Saturday, April 17, 2010

The Tornado of Life

W. and I have been caught up in a whirlwind of activity these past few weeks. There has been the medical tests, pulmonary, heart, blood, bone marrow, multiple lab tests, to see if W.s body can handle this very intensive procedure and recovery after a stem cell transplant. There are multiple doctor consults, and education classes to attend. A lot of the time is spend in waiting rooms. I fear I have gained weight by just sitting too much. What a drag.


This procedure is very important. It is a BIG DEAL! This might be W’s only chance at a stem cell transplant and a longer life span. We are jumping through every hoop we can to make this happen.

There is also some sense of finality about this. Although the hope is there for a future, it has some big risks associated with it. The worst case scenario is that Walter will not come home. We have spoken about this possibility and I think we are both somewhat at peace with this and we are both in a mode of sharing every moment possible getting the house ready. For what I know not. We know God is in control and we trust him for whatever he wants for us. I think Walter is trying to squeeze every ounce of strength and energy out of his body and do something with it, knowing that he is likely going to have to rebuild his strength again from scratch after the transplant. I have finally allowed W. to drive again, regaining some sense of independence, he has craved since last January.
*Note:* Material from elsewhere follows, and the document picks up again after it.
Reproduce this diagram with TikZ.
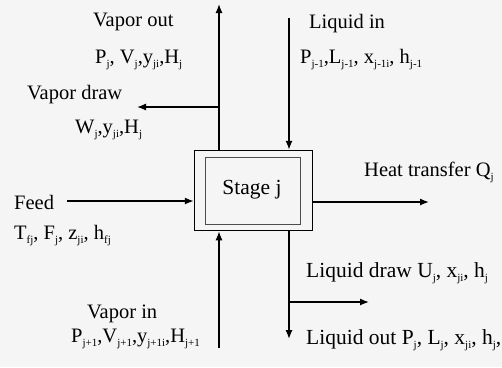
\documentclass[tikz,border=0pt]{standalone}
\usepackage{fontspec}
\setmainfont{Liberation Serif}
\usetikzlibrary{arrows.meta}
\newcommand{\sbs}[1]{\raisebox{-4pt}{\fontsize{11}{11}\selectfont #1}}
\begin{document}
\begin{tikzpicture}[x=1pt,y=-1pt,
  lbl/.style={anchor=west,inner sep=0pt,font=\fontsize{20.5}{24}\selectfont},
  lqd/.style={anchor=west,inner sep=0pt,font=\fontsize{21.5}{24}\selectfont},
  flow/.style={line width=1.3pt,-{Latex[length=9pt,width=7pt]}},
  plain/.style={line width=1.3pt}]
\fill[black!4] (0,0) rectangle (502,367);
\useasboundingbox (0,0) rectangle (502,367);
% stage box
\node[draw,line width=1.5pt,minimum width=118pt,minimum height=80pt,inner sep=0pt] (box) at (253.5,190.5) {};
\node[draw,black!70,line width=0.8pt,minimum width=95pt,minimum height=67pt,inner sep=0pt] (inner) at (252.5,190.5) {};
\node[inner sep=0pt,font=\fontsize{21.5}{24}\selectfont] (stage) at (252,190) {Stage j};
% labels
\node[lbl] (vout) at (93,22) {Vapor out};
\node[lbl] (voutv) at (95,60) {P\sbs{j}, V\sbs{j},y\sbs{ji},H\sbs{j}};
\node[lbl] (vdraw) at (27,95) {Vapor draw};
\node[lbl] (vdrawv) at (75,130) {W\sbs{j},y\sbs{ji},H\sbs{j}};
\node[lbl] (lin) at (309,24) {Liquid in};
\node[lbl] (linv) at (300,60) {P\sbs{j-1},L\sbs{j-1}, x\sbs{j-1i}, h\sbs{j-1}};
\node[lbl] (heat) at (364,172) {Heat transfer Q\sbs{j}};
\node[lbl] (feed) at (14,202) {Feed};
\node[lbl] (feedv) at (14,236) {T\sbs{fj}, F\sbs{j}, z\sbs{ji}, h\sbs{fj}};
\node[lqd] (ldraw) at (306,273) {Liquid draw U\sbs{j}, x\sbs{ji}, h\sbs{j}};
\node[lbl] (vin) at (87,314) {Vapor in};
\node[lbl] (vinv) at (71,339) {P\sbs{j+1},V\sbs{j+1},y\sbs{j+1i},H\sbs{j+1}};
\node[lqd] (lout) at (306,340) {Liquid out P\sbs{j}, L\sbs{j}, x\sbs{ji}, h\sbs{j},};
% coordinates
\coordinate (vtop) at (219,4);
\coordinate (vd) at (219,107);
\coordinate (vdend) at (137,107);
\coordinate (ltop) at (289,18);
\coordinate (heatend) at (429,202);
\coordinate (feedstart) at (67,201);
\coordinate (vbot) at (219,348);
\coordinate (lbot) at (289,339);
\coordinate (ld) at (289,302);
\coordinate (ldend) at (369,302);
% connectors
\draw[flow] (box.north -| vtop) -- (vtop);
\draw[flow] (vd) -- (vdend);
\draw[flow] (ltop) -- (box.north -| ltop);
\draw[flow] (box.east |- heatend) -- (heatend);
\draw[flow] (feedstart) -- (box.west |- feedstart);
\draw[flow] (vbot) -- (box.south -| vbot);
\draw[flow] (box.south -| lbot) -- (lbot);
\draw[flow] (ld) -- (ldend);
\end{tikzpicture}
\end{document}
The other day, I shared with Walter that I did not have a desk or room for myself. My stuff, i.e fiber and yarn stuff, is spread throughout the house. Now, we have two extra rooms and so he decided we should each get one for our “stuff”. So we have been moving furniture and sorting through our collection of stuff, paring it down and organizing.

Since we were blessed with a tax refund this year, the first in many years, we decided to finally replace our garage and front doors. So in the one week we have left together before he enters the hospital for his transplant, we have been trying to get all this done.

Doing all of this is very therapeutic for our emotional health. It helps distract us from our hidden fears. It helps us be productive and prepare for the future whatever it might be. It gives us a sense of living life to the fullest, a sense of normality, when over the past year it has been anything but normal. God has been good to us. It almost feels like the week before our wedding. All the planning is done. You know your life is about to change dramatically, and you are trying to stay in control of your emotions, your fears, your hopes and dreams for the future.